This is a reference list of just about all of the abstractions available in the s-abstractions toolkit, and how to use them. See the tutorial for a more indepth explanation of how to integrate state saving, and general patching style using these objects.
[s-varseq] is a variable length drum sequencer in which beats are grouped together according to the second two numbers. The left inlet is a lookup number for which of the sliders to output to the left outlet. The two numerical parameters are the number of bars and the number of ticks per bar respectively. As you can see the sliders are divided into segments according the numbers specified. The last parameter is the name of a receiver to listen on to do lookups. In the example it's set to timer/tick, so if you had an s-metro called 'timer' this sequencer would automatically receive tick events from it. The red tab indicates the position that is currently being looked up. The value is output on the left outlet and sent via a sender, in this case named snare/value, or in other words name-of-abstraction/value.
[s-env~] is a variable length audio rate envelope generator. To draw your envelope, hover the mouse over a point holding down the Ctrl key. You will notice that as you move the mouse over the point it makes a small plus sign + , or a cross X. When the plus sign + is showing, you can click and drag to make a new point. When the cross X is showing, clicking the point will delete it. In this way you can draw custom envelopes. The [s-env~] abstraction outputs an audio rate signal of the drawn envelope which lasts as long as the integer input at the left inlet. You can also use a sender to trigger the envelope. In this case it would be named ping/shot, or in other words name-of-abstraction/shot.
[s-ezdac~] is a wrapper for dac~ with sssad state saving built into each slider. This actually came from an original abstraction by Frank B called 'ezdac~' and it was the first ever s-abstraction. Like many of the synth units included in s-abstractions you can control all of the sliders by sending messages to name-of-abstraction/parameter. So for example, to set the panning position on this slider, send a message using [s out1/pan]. This is also true of all effects units listed below. Another thing to note is that all values use the midi standard 1-127, although because this is Pure Data you can actually specify decimal point accuracy such as 65.432234. [s-ezdac~] takes two audio inlets (left and right).
[s-metro] is a basic tick-maker. You can use it to drive various things like sequencers, and to synchronise your patches. It will send out every beat, tick, beats-per-minute changes, etc. in senders named as follows, assuming you have named your s-metro "timer". You can catch them using these receiver names:
- timer/tick - every single tick, numbered.
- timer/beat - every beat, numbered.
- timer/bpm - the beats per minute, if they change.

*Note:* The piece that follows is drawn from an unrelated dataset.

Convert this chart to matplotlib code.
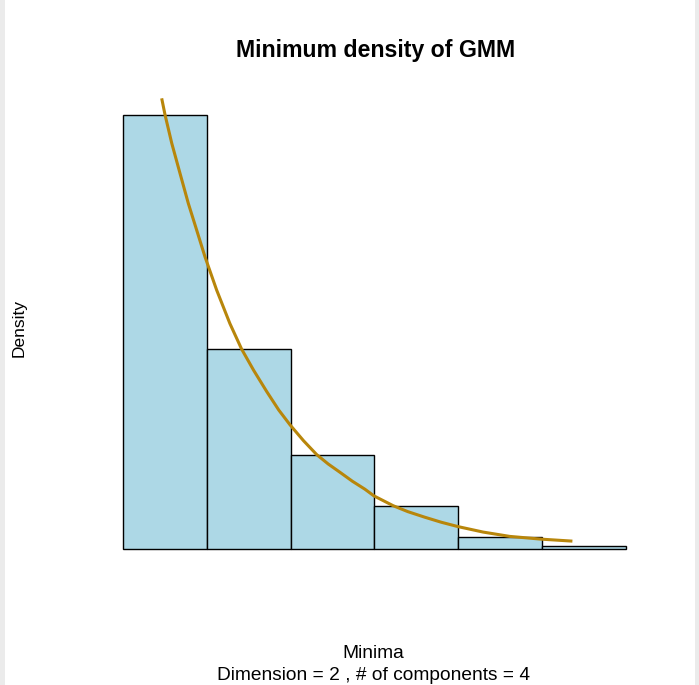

- timer/ticksperbeat - the number of ticks per each beat, if they change.
- timer/beatsize - the length in ms of one beat.
- timer/ticksize - the length in ms of one tick.
[s-loader] allows you to load wave files into Pd arrays for use with other abstractions such as [s-samplepiece~]. To use it, first create a new array. Next, shift-click on the tablename field and type the name of the array that you just created. Next, click 'open' and choose a file. Once the wave file is loaded, it will display the size in the size box. Note that this will usually unset the 'save contents with patch' flag, so if you want your array to be saved with the patch you'll need to re-enable it.
Then there are many different effects units included with s-abstractions such as:
- [s-filter~] - [vcf~] wrapped in a nice GOP abstraction with sssad.
- [s-fuzz~] - uses [wrap~] to distort.
- [s-repeater~] - hold 2 seconds each time [bonk~] is triggered and repeat at the rate specified.
All of these abstractions share the same properties as [s-ezdac~] in that their parameters can be set using named sends of the form name-of-abstraction/name-of-parameter. They mostly have audio inlets and audio outlets.
These guys all generate noises: [s-adsynth~] [s-bassdrum~] [s-oldschool~] [s-pluck~] [s-perc~] [s-krafty~] [s-synth~] [s-snare~] [s-samplepiece~] [s-303~] which accept midi messages to play notes so you can plug your midi synth or drum machine directly into Pd and trigger them.
- [s-midimonitor] - displays all midi traffic
- [s-midictl] [s-midinote] [s-miditrigger] - capture midi events and send them to something by name.
- [s-midimemory] - remembers a sequence of midi numbers and loops it if you turn the knob to 127.
Randomly useful non-GOP abstractions
- [s-mseq] - turns a binary number into a beat.
- [s-lookup] - selects from a list of numbers by index.